In short, with the full consensus of the group, consensus can be used to define improvements to itself. In this way, consensus is flexible and group structures like this can be made to hold each other accountable to the common good and what is best for the group process itself.
Q: How does the 80% emergency consensus fit in with ‘No-Votes Unity’, isn’t that just an ‘80% vote to overrule’?
The two-time 80%-consensus process assures we do not exclude the input and opinions of the minority, which is typical with traditional voting. We only move forward with the 80% agreement of the group after specifically checking in that “all points have been heard, all options explored.” The only reason we move forward from there is if 80% agree “complete inflexibility exists in a small enough minority.” This assures that we are maintaining our consensus values and commitment to always flow towards a goal that is greater than the sum of its parts because it includes all perspectives and is aligned towards the Highest Good of All.

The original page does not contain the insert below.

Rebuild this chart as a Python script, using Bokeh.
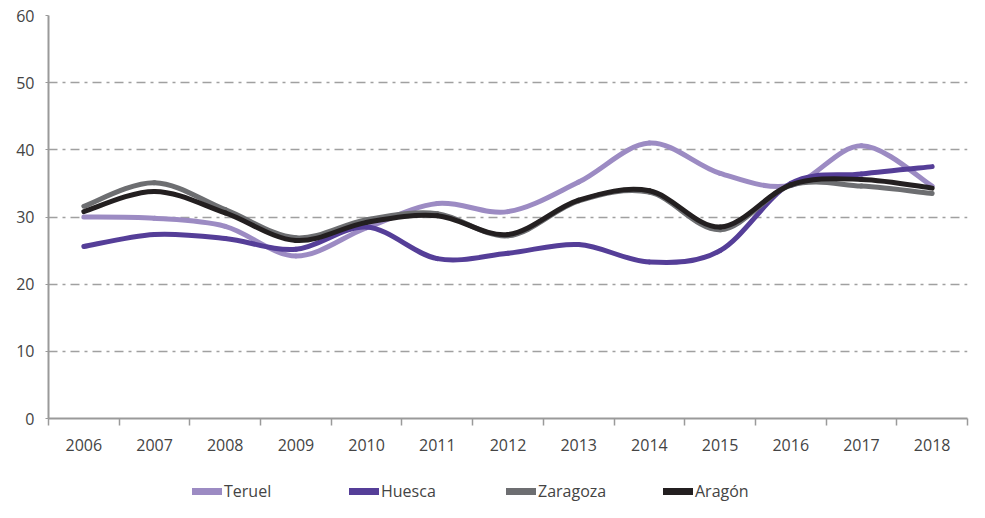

Q: After the 90-day point, why must all members be present until full-consensus is achieved?
This is insurance that we achieve full consensus sooner rather than later. It should happen naturally, but anytime before we achieve full consensus an 85% majority could conceivably use consensus to prolong or change the percentage needed to pass things. If the team chooses to change the planned phase-in process, all team members must participate in the consensus process until full consensus is achieved. Everyone participating this way will assure everyone is involved in the process of resolving whatever issues are limiting our ability to implement full consensus.
Q: Are you opposed to voting?
Definitely not. American democracy was built on voting and consensus can be used to choose voting on a decision in situations where further discussion wouldn’t be beneficial. For example, “Are we in consensus that we can just take a vote on this?” If consensus agrees, a vote is taken and the decision is made based on that vote.